**Exercise goal**
Gather, from the data below, each line in which the word "this" occurs.

**Recorded data**

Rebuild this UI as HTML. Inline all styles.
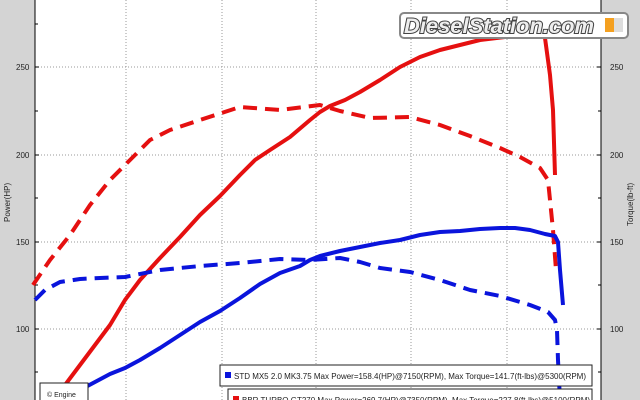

--

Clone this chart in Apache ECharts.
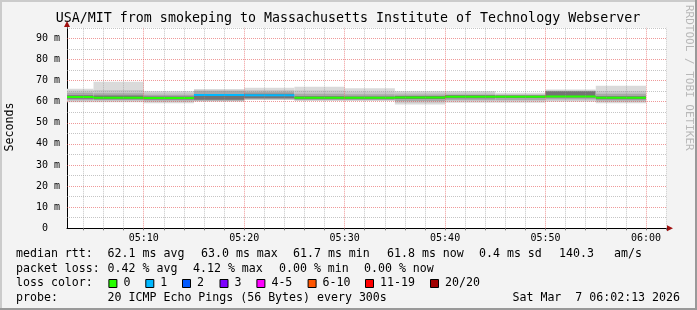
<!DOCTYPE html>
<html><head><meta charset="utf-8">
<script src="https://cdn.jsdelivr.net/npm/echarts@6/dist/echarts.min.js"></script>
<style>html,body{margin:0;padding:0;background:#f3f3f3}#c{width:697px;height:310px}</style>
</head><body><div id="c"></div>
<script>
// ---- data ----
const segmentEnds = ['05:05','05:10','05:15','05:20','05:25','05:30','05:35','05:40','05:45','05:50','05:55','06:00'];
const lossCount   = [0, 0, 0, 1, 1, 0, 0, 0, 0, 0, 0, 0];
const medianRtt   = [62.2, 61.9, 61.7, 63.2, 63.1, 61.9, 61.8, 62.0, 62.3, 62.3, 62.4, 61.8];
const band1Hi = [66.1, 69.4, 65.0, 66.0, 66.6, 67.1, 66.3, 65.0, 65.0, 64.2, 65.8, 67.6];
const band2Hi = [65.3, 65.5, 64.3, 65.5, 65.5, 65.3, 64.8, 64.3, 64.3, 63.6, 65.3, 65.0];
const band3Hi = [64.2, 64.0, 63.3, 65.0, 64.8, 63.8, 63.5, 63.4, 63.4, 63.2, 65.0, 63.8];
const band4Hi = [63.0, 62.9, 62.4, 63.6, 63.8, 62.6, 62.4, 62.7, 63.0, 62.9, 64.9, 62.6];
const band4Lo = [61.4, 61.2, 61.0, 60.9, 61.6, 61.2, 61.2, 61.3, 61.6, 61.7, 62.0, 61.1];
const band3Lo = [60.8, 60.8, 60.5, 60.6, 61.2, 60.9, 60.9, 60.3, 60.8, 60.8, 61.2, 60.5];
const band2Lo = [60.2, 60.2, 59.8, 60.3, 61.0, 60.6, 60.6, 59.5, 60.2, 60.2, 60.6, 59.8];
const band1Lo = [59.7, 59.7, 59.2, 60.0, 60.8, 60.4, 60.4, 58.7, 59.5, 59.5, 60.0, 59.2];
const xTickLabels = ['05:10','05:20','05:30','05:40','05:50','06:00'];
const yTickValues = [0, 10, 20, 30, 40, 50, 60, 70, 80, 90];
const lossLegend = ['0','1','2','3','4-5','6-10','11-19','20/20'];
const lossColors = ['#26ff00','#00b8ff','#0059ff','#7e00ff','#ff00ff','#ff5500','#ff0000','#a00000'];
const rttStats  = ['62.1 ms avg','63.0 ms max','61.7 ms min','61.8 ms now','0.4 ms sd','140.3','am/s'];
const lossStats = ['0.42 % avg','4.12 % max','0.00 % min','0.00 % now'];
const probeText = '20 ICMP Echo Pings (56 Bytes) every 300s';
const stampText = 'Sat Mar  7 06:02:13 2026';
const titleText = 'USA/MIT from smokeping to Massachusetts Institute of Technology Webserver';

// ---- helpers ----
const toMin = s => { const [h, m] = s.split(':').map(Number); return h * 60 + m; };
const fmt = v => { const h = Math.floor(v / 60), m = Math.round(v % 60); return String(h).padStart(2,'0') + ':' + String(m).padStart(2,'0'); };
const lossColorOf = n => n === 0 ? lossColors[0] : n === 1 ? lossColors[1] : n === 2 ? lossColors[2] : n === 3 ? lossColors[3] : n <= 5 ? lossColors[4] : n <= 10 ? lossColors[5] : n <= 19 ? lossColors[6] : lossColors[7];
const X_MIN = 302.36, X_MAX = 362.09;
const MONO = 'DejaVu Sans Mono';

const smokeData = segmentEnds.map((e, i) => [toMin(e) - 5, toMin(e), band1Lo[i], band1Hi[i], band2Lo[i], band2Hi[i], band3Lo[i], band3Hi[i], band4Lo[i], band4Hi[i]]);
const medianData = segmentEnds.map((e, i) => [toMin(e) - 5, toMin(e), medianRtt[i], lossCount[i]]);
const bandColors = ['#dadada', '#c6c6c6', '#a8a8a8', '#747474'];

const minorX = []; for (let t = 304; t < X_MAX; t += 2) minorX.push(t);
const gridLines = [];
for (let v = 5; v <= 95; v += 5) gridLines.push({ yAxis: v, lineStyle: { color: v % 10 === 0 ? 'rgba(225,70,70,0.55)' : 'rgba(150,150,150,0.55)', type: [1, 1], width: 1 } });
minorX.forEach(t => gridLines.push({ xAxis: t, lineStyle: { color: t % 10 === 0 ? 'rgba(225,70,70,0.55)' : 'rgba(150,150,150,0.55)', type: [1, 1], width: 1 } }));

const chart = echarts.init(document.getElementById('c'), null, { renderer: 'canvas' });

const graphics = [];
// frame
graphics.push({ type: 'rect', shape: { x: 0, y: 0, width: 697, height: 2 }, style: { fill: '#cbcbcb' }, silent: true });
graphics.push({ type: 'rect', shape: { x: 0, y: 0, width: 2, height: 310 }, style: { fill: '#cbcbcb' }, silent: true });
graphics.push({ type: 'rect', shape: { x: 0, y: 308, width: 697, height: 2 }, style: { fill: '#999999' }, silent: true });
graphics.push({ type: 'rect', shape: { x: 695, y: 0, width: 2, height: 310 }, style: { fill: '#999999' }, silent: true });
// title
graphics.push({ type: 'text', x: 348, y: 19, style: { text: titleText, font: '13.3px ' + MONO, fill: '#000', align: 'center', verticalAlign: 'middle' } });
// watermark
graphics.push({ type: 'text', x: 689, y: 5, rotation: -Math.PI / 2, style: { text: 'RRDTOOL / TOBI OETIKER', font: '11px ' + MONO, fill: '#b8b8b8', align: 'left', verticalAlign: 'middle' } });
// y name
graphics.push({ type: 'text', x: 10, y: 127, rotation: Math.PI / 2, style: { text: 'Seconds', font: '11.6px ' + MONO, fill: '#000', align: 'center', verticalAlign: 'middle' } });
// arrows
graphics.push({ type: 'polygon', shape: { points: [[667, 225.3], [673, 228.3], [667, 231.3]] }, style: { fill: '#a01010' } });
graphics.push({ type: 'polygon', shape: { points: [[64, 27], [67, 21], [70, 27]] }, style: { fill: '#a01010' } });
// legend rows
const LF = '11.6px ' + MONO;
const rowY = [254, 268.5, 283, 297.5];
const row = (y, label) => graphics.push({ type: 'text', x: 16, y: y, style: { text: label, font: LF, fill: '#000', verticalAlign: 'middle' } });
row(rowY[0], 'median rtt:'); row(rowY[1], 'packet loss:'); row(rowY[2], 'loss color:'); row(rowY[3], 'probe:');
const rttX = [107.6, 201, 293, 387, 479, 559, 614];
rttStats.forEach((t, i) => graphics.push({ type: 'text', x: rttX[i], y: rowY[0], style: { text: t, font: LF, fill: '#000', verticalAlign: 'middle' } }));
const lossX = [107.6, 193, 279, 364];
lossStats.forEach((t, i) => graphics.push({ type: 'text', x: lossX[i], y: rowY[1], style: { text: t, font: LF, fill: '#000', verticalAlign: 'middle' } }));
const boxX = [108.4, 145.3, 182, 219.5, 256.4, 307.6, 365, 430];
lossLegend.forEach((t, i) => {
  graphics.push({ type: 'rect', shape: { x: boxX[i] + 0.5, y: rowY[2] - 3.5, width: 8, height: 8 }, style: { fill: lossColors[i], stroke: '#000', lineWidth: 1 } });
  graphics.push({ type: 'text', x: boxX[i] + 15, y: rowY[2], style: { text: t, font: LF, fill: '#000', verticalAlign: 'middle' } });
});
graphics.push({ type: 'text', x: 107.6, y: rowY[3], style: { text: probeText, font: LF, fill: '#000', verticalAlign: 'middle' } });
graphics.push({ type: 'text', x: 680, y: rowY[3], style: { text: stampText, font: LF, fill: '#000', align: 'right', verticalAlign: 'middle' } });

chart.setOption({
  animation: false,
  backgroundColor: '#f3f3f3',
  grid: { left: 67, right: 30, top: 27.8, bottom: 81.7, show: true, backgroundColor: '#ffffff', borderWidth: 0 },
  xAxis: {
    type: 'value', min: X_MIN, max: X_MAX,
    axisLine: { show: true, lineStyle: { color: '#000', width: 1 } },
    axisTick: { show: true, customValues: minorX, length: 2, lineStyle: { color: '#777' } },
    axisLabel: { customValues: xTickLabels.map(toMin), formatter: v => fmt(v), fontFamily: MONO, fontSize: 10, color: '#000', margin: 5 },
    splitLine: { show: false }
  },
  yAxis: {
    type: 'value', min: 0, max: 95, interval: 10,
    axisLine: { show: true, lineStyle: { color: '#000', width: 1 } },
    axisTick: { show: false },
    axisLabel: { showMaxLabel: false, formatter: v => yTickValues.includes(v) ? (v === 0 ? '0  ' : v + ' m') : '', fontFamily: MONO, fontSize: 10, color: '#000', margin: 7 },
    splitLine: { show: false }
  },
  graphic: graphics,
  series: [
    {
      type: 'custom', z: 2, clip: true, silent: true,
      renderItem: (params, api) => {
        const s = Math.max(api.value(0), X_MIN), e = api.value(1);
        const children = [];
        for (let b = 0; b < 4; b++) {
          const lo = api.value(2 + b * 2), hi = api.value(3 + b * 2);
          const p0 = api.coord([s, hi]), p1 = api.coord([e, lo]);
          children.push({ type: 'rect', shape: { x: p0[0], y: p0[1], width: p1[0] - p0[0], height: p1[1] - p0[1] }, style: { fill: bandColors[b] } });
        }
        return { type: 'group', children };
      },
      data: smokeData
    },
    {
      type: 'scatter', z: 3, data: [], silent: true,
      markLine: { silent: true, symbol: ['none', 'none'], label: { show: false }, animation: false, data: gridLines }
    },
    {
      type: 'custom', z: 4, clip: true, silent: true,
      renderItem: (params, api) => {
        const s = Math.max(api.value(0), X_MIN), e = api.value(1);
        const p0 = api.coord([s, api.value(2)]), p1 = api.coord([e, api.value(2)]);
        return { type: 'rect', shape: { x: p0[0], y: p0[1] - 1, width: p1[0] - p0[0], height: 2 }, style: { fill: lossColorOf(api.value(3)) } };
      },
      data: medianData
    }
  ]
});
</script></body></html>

...

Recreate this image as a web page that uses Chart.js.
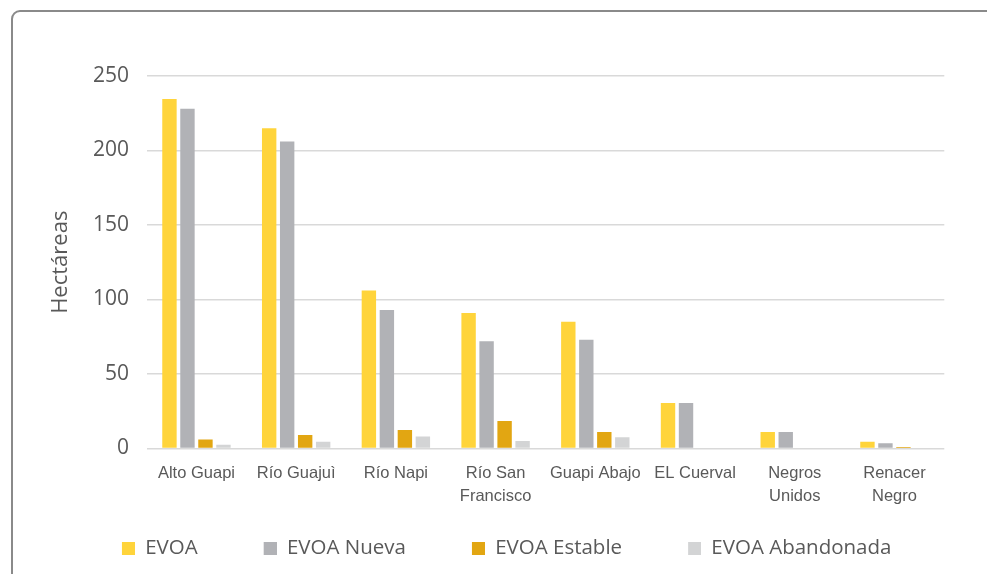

**The reply**
Rebuild this UI as HTML. Inline all styles.
Clone this chart in Apache ECharts.
Recreate this image as a web page that uses Chart.js.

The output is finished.